2025 to now · personal research now building

Hibiki LT ↔ EN: real-time speech translation.

Teaching a simultaneous speech translation model a language pair it has never heard: Lithuanian and English. On a laptop.

What it is

Kyutai's Hibiki translates speech to speech in real time, but only for the language pairs it was trained on. Lithuanian is not one of them. This project adapts Hibiki to LT ↔ EN end to end: dataset construction, synthetic speech generation, a custom fine-tuning fork, and fully on-device inference.

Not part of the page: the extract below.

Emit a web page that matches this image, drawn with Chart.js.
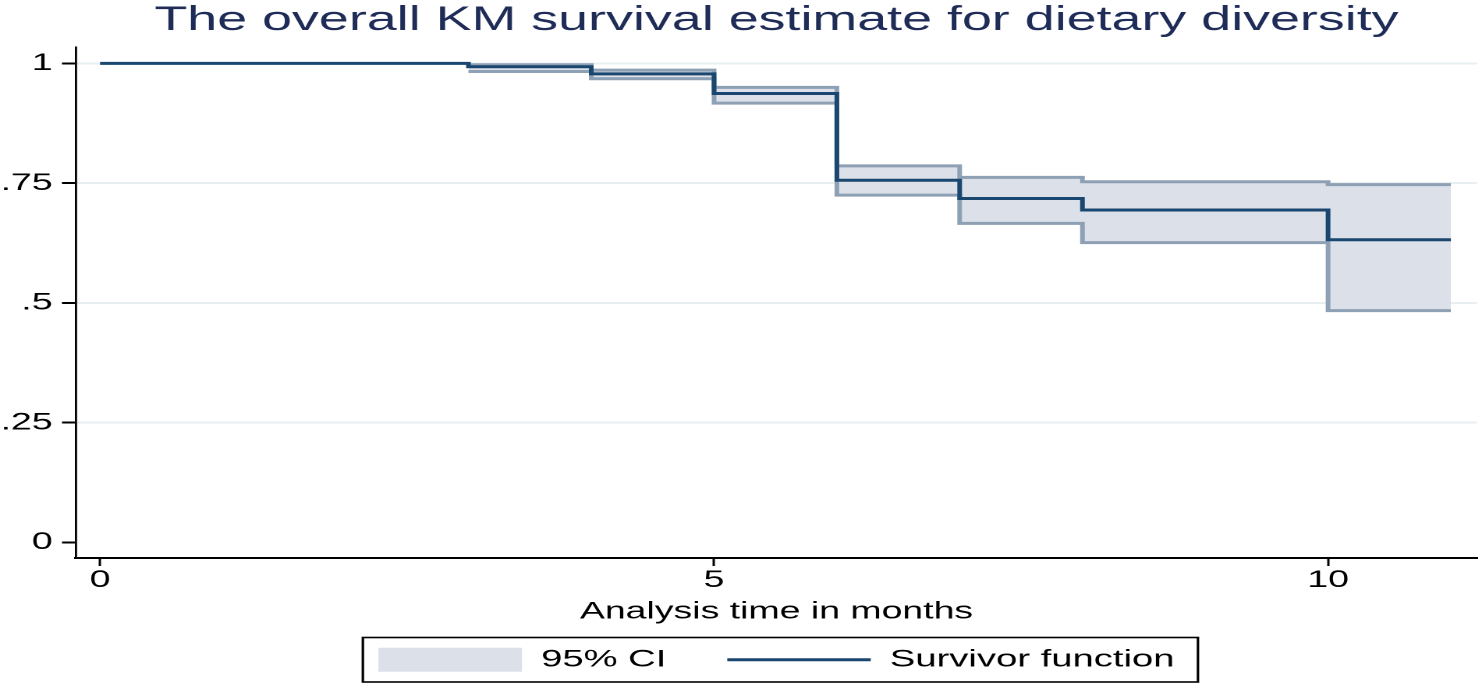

Everything runs locally on Apple Silicon through MLX. No cloud, no API, no audio leaving the machine. Current throughput is around 12.5 tokens per second on an M4, real-time factor 1.41x in batch mode.

The work

Curated 44,000 TTS-quality Lithuanian-English sentence pairs from the OPUS-100 corpus (1M raw pairs)
Built a synthetic stereo speech pipeline: source language on one channel, aligned translation on the other
Forked and adapted moshi-finetune to support Hibiki's 17-stream token layout (text, target audio, source audio)
Verified the Mimi neural audio codec holds up against Lithuanian phonemes
Serving via a FastAPI web app and a real-time CLI translator

Concepts

Speech-to-speech Fine-tuning MLX Mimi codec Apple Silicon FastAPI Data curation

What it taught me

Adapting a frontier model to a low-resource language is 10% modelling and 90% building the dataset the model wishes existed.